Que la comida tiene un componente emocional es algo que ya no admite discusión alguna. Comemos para celebrar, socializar, negociar, enamorarnos. Comemos como excusa para estar juntos, para alejarnos de los demás, para llenarnos de aquello que nadie excepto nosotros mismos, podemos darnos. Comemos cuando nos sentimos plenos, pero también lo hacemos cuando la tristeza, la soledad, la desidia o la angustia, se apodera de nosotros. Es más fácil “tapar” lo que sentimos que hacerle frente. Detrás de la necesidad compulsiva de comer, se esconde todo aquello que tratamos de evitar, que nos esforzamos por no mirar, que alejamos de nosotros en un intento, siempre fallido, de simular que no está, de creer que si no lo atendemos, dejará de existir y así, podremos alejar la desazón, que es como describimos el miedo cuando no sabemos nombrarlo, que nos provoca afrontarlo.
No hace mucho leí que la forma en la que nos relacionamos con la comida, es la forma en la que nos relacionamos con la vida. Y no puedo estar más de acuerdo, aunque habrá quienes no compartan esta opinión. Se sabe que la inclinación por los dulces cubre a menudo, una profunda necesidad de amor, que la comida siempre fría o muy caliente, apunta a la mayor o menor dificultad con el compromiso, que quien no quiere comer rechaza a menudo la vida, o que quien no puede parar de hacerlo, habita un vacío inmenso que nada tiene que ver con lo que decide llevarse a la boca. Comer es un lenguaje, una forma de comunicación, de intimidad, de expresión, que va mucho más allá de lo que en si mismo significa el acto de sentarse frente a un plato. Cuándo y cómo lo hacemos, las cosas que más nos gustan y las que detestamos, ser incapaces de disfrutar cuando estamos solos o por el contrario, dar rienda suelta cuando nadie nos ve, habla de nuestro yo más profundo, de las creencias que hemos ido incorporando, de la familia a la que pertenecemos, del contexto en el que hemos aprendido a amar, a vivir, a crecer, a relacionarnos con el mundo, con nuestro mundo.
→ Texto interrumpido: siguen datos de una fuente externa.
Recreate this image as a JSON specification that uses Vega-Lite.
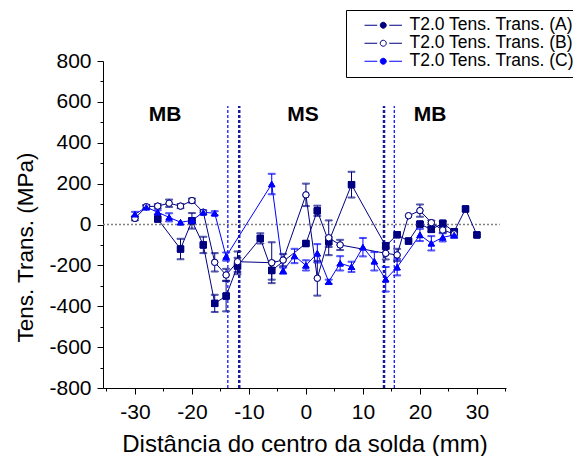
{
  "$schema": "https://vega.github.io/schema/vega-lite/v6.json",
  "width": 403,
  "height": 327,
  "autosize": {"type": "none"},
  "padding": {"left": 103, "top": 61, "right": 67, "bottom": 68},
  "background": "white",
  "resolve": {"axis": {"x": "independent", "y": "independent"}},
  "config": {
    "view": {"stroke": null},
    "font": "Liberation Sans",
    "legend": {
      "orient": "none",
      "legendX": 243,
      "legendY": -51,
      "padding": 6.5,
      "strokeColor": "black",
      "fillColor": "white",
      "labelFont": "Liberation Sans",
      "labelFontSize": 17.5,
      "labelColor": "black",
      "symbolSize": 225,
      "symbolType": "M-2.5,0H-0.8M0.8,0H2.5M0.4,0A0.4,0.4,0,1,1,-0.4,0A0.4,0.4,0,1,1,0.4,0Z",
      "rowPadding": -2,
      "symbolOffset": 22,
      "labelOffset": 17.5,
      "labelLimit": 400,
      "symbolStrokeWidth": 1
    }
  },
  "datasets": {
    "series": [
      {"s": "T2.0 Tens. Trans. (A)", "m": "A", "x": -26, "y": 27, "err": 0},
      {"s": "T2.0 Tens. Trans. (A)", "m": "A", "x": -22, "y": -120, "err": 50},
      {"s": "T2.0 Tens. Trans. (A)", "m": "A", "x": -20, "y": 18, "err": 38},
      {"s": "T2.0 Tens. Trans. (A)", "m": "A", "x": -18, "y": -100, "err": 40},
      {"s": "T2.0 Tens. Trans. (A)", "m": "A", "x": -16, "y": -386, "err": 42},
      {"s": "T2.0 Tens. Trans. (A)", "m": "A", "x": -14, "y": -350, "err": 75},
      {"s": "T2.0 Tens. Trans. (A)", "m": "A", "x": -12, "y": -203, "err": 40},
      {"s": "T2.0 Tens. Trans. (A)", "m": "A", "x": -8, "y": -68, "err": 25},
      {"s": "T2.0 Tens. Trans. (A)", "m": "A", "x": -6, "y": -225, "err": 45},
      {"s": "T2.0 Tens. Trans. (A)", "m": "A", "x": 0, "y": -93, "err": 0},
      {"s": "T2.0 Tens. Trans. (A)", "m": "A", "x": 2, "y": 67, "err": 25},
      {"s": "T2.0 Tens. Trans. (A)", "m": "A", "x": 4, "y": -85, "err": 25},
      {"s": "T2.0 Tens. Trans. (A)", "m": "A", "x": 8, "y": 195, "err": 63},
      {"s": "T2.0 Tens. Trans. (A)", "m": "A", "x": 14, "y": -105, "err": 15},
      {"s": "T2.0 Tens. Trans. (A)", "m": "A", "x": 16, "y": -50, "err": 0},
      {"s": "T2.0 Tens. Trans. (A)", "m": "A", "x": 18, "y": -81, "err": 0},
      {"s": "T2.0 Tens. Trans. (A)", "m": "A", "x": 20, "y": 2, "err": 10},
      {"s": "T2.0 Tens. Trans. (A)", "m": "A", "x": 22, "y": -24, "err": 12},
      {"s": "T2.0 Tens. Trans. (A)", "m": "A", "x": 24, "y": 6, "err": 10},
      {"s": "T2.0 Tens. Trans. (A)", "m": "A", "x": 26, "y": -35, "err": 10},
      {"s": "T2.0 Tens. Trans. (A)", "m": "A", "x": 28, "y": 76, "err": 0},
      {"s": "T2.0 Tens. Trans. (A)", "m": "A", "x": 30, "y": -51, "err": 0},
      {"s": "T2.0 Tens. Trans. (B)", "m": "B", "x": -30, "y": 30, "err": 10},
      {"s": "T2.0 Tens. Trans. (B)", "m": "B", "x": -28, "y": 87, "err": 8},
      {"s": "T2.0 Tens. Trans. (B)", "m": "B", "x": -26, "y": 90, "err": 10},
      {"s": "T2.0 Tens. Trans. (B)", "m": "B", "x": -24, "y": 104, "err": 18},
      {"s": "T2.0 Tens. Trans. (B)", "m": "B", "x": -22, "y": 90, "err": 10},
      {"s": "T2.0 Tens. Trans. (B)", "m": "B", "x": -20, "y": 117, "err": 10},
      {"s": "T2.0 Tens. Trans. (B)", "m": "B", "x": -18, "y": 60, "err": 0},
      {"s": "T2.0 Tens. Trans. (B)", "m": "B", "x": -16, "y": -185, "err": 45},
      {"s": "T2.0 Tens. Trans. (B)", "m": "B", "x": -14, "y": -247, "err": 30},
      {"s": "T2.0 Tens. Trans. (B)", "m": "B", "x": -12, "y": -182, "err": 50},
      {"s": "T2.0 Tens. Trans. (B)", "m": "B", "x": -6, "y": -187, "err": 100},
      {"s": "T2.0 Tens. Trans. (B)", "m": "B", "x": -4, "y": -174, "err": 30},
      {"s": "T2.0 Tens. Trans. (B)", "m": "B", "x": 0, "y": 145, "err": 55},
      {"s": "T2.0 Tens. Trans. (B)", "m": "B", "x": 2, "y": -263, "err": 85},
      {"s": "T2.0 Tens. Trans. (B)", "m": "B", "x": 4, "y": -65, "err": 85},
      {"s": "T2.0 Tens. Trans. (B)", "m": "B", "x": 6, "y": -100, "err": 25},
      {"s": "T2.0 Tens. Trans. (B)", "m": "B", "x": 14, "y": -141, "err": 30},
      {"s": "T2.0 Tens. Trans. (B)", "m": "B", "x": 16, "y": -149, "err": 30},
      {"s": "T2.0 Tens. Trans. (B)", "m": "B", "x": 18, "y": 43, "err": 0},
      {"s": "T2.0 Tens. Trans. (B)", "m": "B", "x": 20, "y": 68, "err": 30},
      {"s": "T2.0 Tens. Trans. (B)", "m": "B", "x": 22, "y": 9, "err": 10},
      {"s": "T2.0 Tens. Trans. (B)", "m": "B", "x": 24, "y": -27, "err": 12},
      {"s": "T2.0 Tens. Trans. (B)", "m": "B", "x": 26, "y": -46, "err": 10},
      {"s": "T2.0 Tens. Trans. (C)", "m": "C", "x": -30, "y": 50, "err": 12},
      {"s": "T2.0 Tens. Trans. (C)", "m": "C", "x": -28, "y": 85, "err": 10},
      {"s": "T2.0 Tens. Trans. (C)", "m": "C", "x": -26, "y": 60, "err": 10},
      {"s": "T2.0 Tens. Trans. (C)", "m": "C", "x": -24, "y": 35, "err": 20},
      {"s": "T2.0 Tens. Trans. (C)", "m": "C", "x": -22, "y": 11, "err": 0},
      {"s": "T2.0 Tens. Trans. (C)", "m": "C", "x": -20, "y": 20, "err": 10},
      {"s": "T2.0 Tens. Trans. (C)", "m": "C", "x": -18, "y": 60, "err": 10},
      {"s": "T2.0 Tens. Trans. (C)", "m": "C", "x": -16, "y": 55, "err": 10},
      {"s": "T2.0 Tens. Trans. (C)", "m": "C", "x": -14, "y": -157, "err": 20},
      {"s": "T2.0 Tens. Trans. (C)", "m": "C", "x": -6, "y": 198, "err": 50},
      {"s": "T2.0 Tens. Trans. (C)", "m": "C", "x": -4, "y": -226, "err": 15},
      {"s": "T2.0 Tens. Trans. (C)", "m": "C", "x": -2, "y": -154, "err": 35},
      {"s": "T2.0 Tens. Trans. (C)", "m": "C", "x": 0, "y": -200, "err": 25},
      {"s": "T2.0 Tens. Trans. (C)", "m": "C", "x": 2, "y": -141, "err": 45},
      {"s": "T2.0 Tens. Trans. (C)", "m": "C", "x": 4, "y": -280, "err": 10},
      {"s": "T2.0 Tens. Trans. (C)", "m": "C", "x": 6, "y": -190, "err": 35},
      {"s": "T2.0 Tens. Trans. (C)", "m": "C", "x": 8, "y": -207, "err": 25},
      {"s": "T2.0 Tens. Trans. (C)", "m": "C", "x": 10, "y": -111, "err": 45},
      {"s": "T2.0 Tens. Trans. (C)", "m": "C", "x": 12, "y": -180, "err": 45},
      {"s": "T2.0 Tens. Trans. (C)", "m": "C", "x": 14, "y": -268, "err": 60},
      {"s": "T2.0 Tens. Trans. (C)", "m": "C", "x": 16, "y": -209, "err": 40},
      {"s": "T2.0 Tens. Trans. (C)", "m": "C", "x": 20, "y": -51, "err": 30},
      {"s": "T2.0 Tens. Trans. (C)", "m": "C", "x": 22, "y": -92, "err": 35},
      {"s": "T2.0 Tens. Trans. (C)", "m": "C", "x": 24, "y": -63, "err": 20},
      {"s": "T2.0 Tens. Trans. (C)", "m": "C", "x": 26, "y": -51, "err": 15}
    ],
    "zero": [{"y": 0, "xa": -35.6, "xb": 34}],
    "thin": [{"x": -13.7, "ya": -800, "yb": 580}, {"x": 15.5, "ya": -800, "yb": 580}],
    "thick": [{"x": -11.7, "ya": -800, "yb": 580}, {"x": 13.7, "ya": -800, "yb": 580}],
    "labels": [
      {"t": "MB", "x": -24.7, "y": 538},
      {"t": "MS", "x": -0.5, "y": 538},
      {"t": "MB", "x": 21.8, "y": 538}
    ]
  },
  "layer": [
    {
      "data": {"name": "series"},
      "mark": {"type": "point", "filled": true, "size": 40, "strokeWidth": 1, "opacity": 1},
      "encoding": {
        "x": {
          "field": "x", "type": "quantitative",
          "title": "Distância do centro da solda (mm)",
          "scale": {"domain": [-35.6, 35.1], "nice": false, "zero": false},
          "axis": {
            "orient": "bottom",
            "values": [-30, -20, -10, 0, 10, 20, 30],
            "labelExpr": "'' + datum.value",
            "tickSize": 6,
            "labelOverlap": false,
            "labelFlush": false,
            "grid": false,
            "domainColor": "black",
            "tickColor": "black",
            "labelColor": "black",
            "titleColor": "black",
            "labelFont": "Liberation Sans",
            "labelFontSize": 21,
            "labelPadding": 7,
            "titleFont": "Liberation Sans",
            "titleFontSize": 24,
            "titleFontWeight": "normal",
            "titleBaseline": "alphabetic",
            "titleY": 63
          }
        },
        "y": {
          "field": "y", "type": "quantitative",
          "title": "Tens. Trans. (MPa)",
          "scale": {"domain": [-800, 800], "nice": false},
          "axis": {
            "orient": "left",
            "values": [-800, -600, -400, -200, 0, 200, 400, 600, 800],
            "labelExpr": "'' + datum.value",
            "tickSize": 6,
            "labelOverlap": false,
            "labelFlush": false,
            "grid": false,
            "domainColor": "black",
            "tickColor": "black",
            "labelColor": "black",
            "titleColor": "black",
            "labelFont": "Liberation Sans",
            "labelFontSize": 21,
            "labelPadding": 6,
            "titleFont": "Liberation Sans",
            "titleFontSize": 22.5,
            "titleFontWeight": "normal",
            "titleBaseline": "alphabetic",
            "titleX": -71,
            "titleY": 186
          }
        },
        "shape": {
          "field": "m", "type": "nominal",
          "scale": {"domain": ["A", "B", "C"], "range": ["square", "circle", "triangle-up"]},
          "legend": null
        },
        "stroke": {
          "field": "s", "type": "nominal",
          "scale": {"domain": ["T2.0 Tens. Trans. (A)", "T2.0 Tens. Trans. (B)", "T2.0 Tens. Trans. (C)"], "range": ["#000080", "#000080", "#0000FF"]},
          "legend": {
            "title": null,
            "symbolType": "M-2.5,0H-0.8M0.8,0H2.5M0.4,0A0.4,0.4,0,1,1,-0.4,0A0.4,0.4,0,1,1,0.4,0Z"
          }
        },
        "fill": {
          "field": "s", "type": "nominal",
          "scale": {"domain": ["T2.0 Tens. Trans. (A)", "T2.0 Tens. Trans. (B)", "T2.0 Tens. Trans. (C)"], "range": ["#000080", "#ffffff", "#0000FF"]},
          "legend": {
            "title": null,
            "symbolType": "M-2.5,0H-0.8M0.8,0H2.5M0.4,0A0.4,0.4,0,1,1,-0.4,0A0.4,0.4,0,1,1,0.4,0Z"
          }
        }
      }
    },
    {
      "data": {"name": "zero"},
      "mark": {"type": "rule", "color": "#808080", "strokeDash": [2, 2], "strokeWidth": 1.5},
      "encoding": {
        "x": {
          "field": "xa", "type": "quantitative",
          "axis": {"orient": "bottom", "title": null, "values": [-35, -25, -15, -5, 5, 15, 25, 35], "labels": false, "domain": false, "grid": false, "tickSize": 3, "tickColor": "black"}
        },
        "x2": {"field": "xb"},
        "y": {
          "field": "y", "type": "quantitative",
          "axis": {"orient": "left", "title": null, "values": [-700, -500, -300, -100, 100, 300, 500, 700], "labels": false, "domain": false, "grid": false, "tickSize": 3, "tickColor": "black"}
        }
      }
    },
    {
      "data": {"name": "thin"},
      "mark": {"type": "rule", "color": "#0000FF", "strokeDash": [3, 2], "strokeWidth": 1.2},
      "encoding": {
        "x": {"field": "x", "type": "quantitative", "axis": null},
        "y": {"field": "ya", "type": "quantitative", "axis": null},
        "y2": {"field": "yb"}
      }
    },
    {
      "data": {"name": "thick"},
      "mark": {"type": "rule", "color": "#1a1a99", "strokeDash": [3, 2], "strokeWidth": 2.5},
      "encoding": {
        "x": {"field": "x", "type": "quantitative", "axis": null},
        "y": {"field": "ya", "type": "quantitative", "axis": null},
        "y2": {"field": "yb"}
      }
    },
    {
      "data": {"name": "labels"},
      "mark": {"type": "text", "font": "Liberation Sans", "fontSize": 21, "fontWeight": "bold", "color": "black", "align": "center", "baseline": "middle"},
      "encoding": {
        "x": {"field": "x", "type": "quantitative", "axis": null},
        "y": {"field": "y", "type": "quantitative", "axis": null},
        "text": {"field": "t"}
      }
    },
    {
      "data": {"name": "series"},
      "mark": {"type": "line", "strokeWidth": 1},
      "encoding": {
        "x": {"field": "x", "type": "quantitative", "axis": null},
        "y": {"field": "y", "type": "quantitative", "axis": null},
        "stroke": {"field": "s", "type": "nominal", "legend": {"title": null}}
      }
    },
    {
      "data": {"name": "series"},
      "transform": [{"filter": "datum.err > 0"}],
      "mark": {"type": "errorbar", "ticks": {"size": 7}, "thickness": 1},
      "encoding": {
        "x": {"field": "x", "type": "quantitative", "axis": null},
        "y": {"field": "y", "type": "quantitative", "axis": null},
        "yError": {"field": "err"},
        "stroke": {"field": "s", "type": "nominal", "legend": {"title": null}}
      }
    },
    {
      "data": {"name": "series"},
      "mark": {"type": "point", "filled": true, "size": 40, "strokeWidth": 1, "opacity": 1},
      "encoding": {
        "x": {"field": "x", "type": "quantitative", "axis": null},
        "y": {"field": "y", "type": "quantitative", "axis": null},
        "shape": {"field": "m", "type": "nominal", "legend": null},
        "stroke": {"field": "s", "type": "nominal", "legend": {"title": null}},
        "fill": {"field": "s", "type": "nominal", "legend": {"title": null}}
      }
    }
  ]
}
Desde que tenemos uso de razón se nos premia o se nos castiga, se nos nutre o se nos abandona, se nos juzga, se nos distingue, se nos señala, por todo aquello que decidimos, o rechazamos, o aprendemos, o restringimos…quién no recuerda cumpleaños, recreos, meriendas, fiestas, citas, aniversarios…quién no ha sentido la carencia, la vergüenza, la ansiedad, la abundancia, la satisfacción… quién no se ha visto en la capacidad para responder o en el hábito de reaccionar…
Somos lo que comemos, y también lo que decidimos comer. Por eso es tan importante “aprender” a hacerlo desde la consciencia, observarnos en ese acto tan cotidiano y qué tanto dice de nosotros. La comida es también una poderosa herramienta para conocernos, para profundizar e ir más allá y al mismo tiempo, nutrirnos, cuidarnos, cultivar nuestra salud, nuestro bienestar. Aprendamos a disfrutar de todo lo que simboliza y amémonos a través de ese nexo con la vida, que es la vida misma.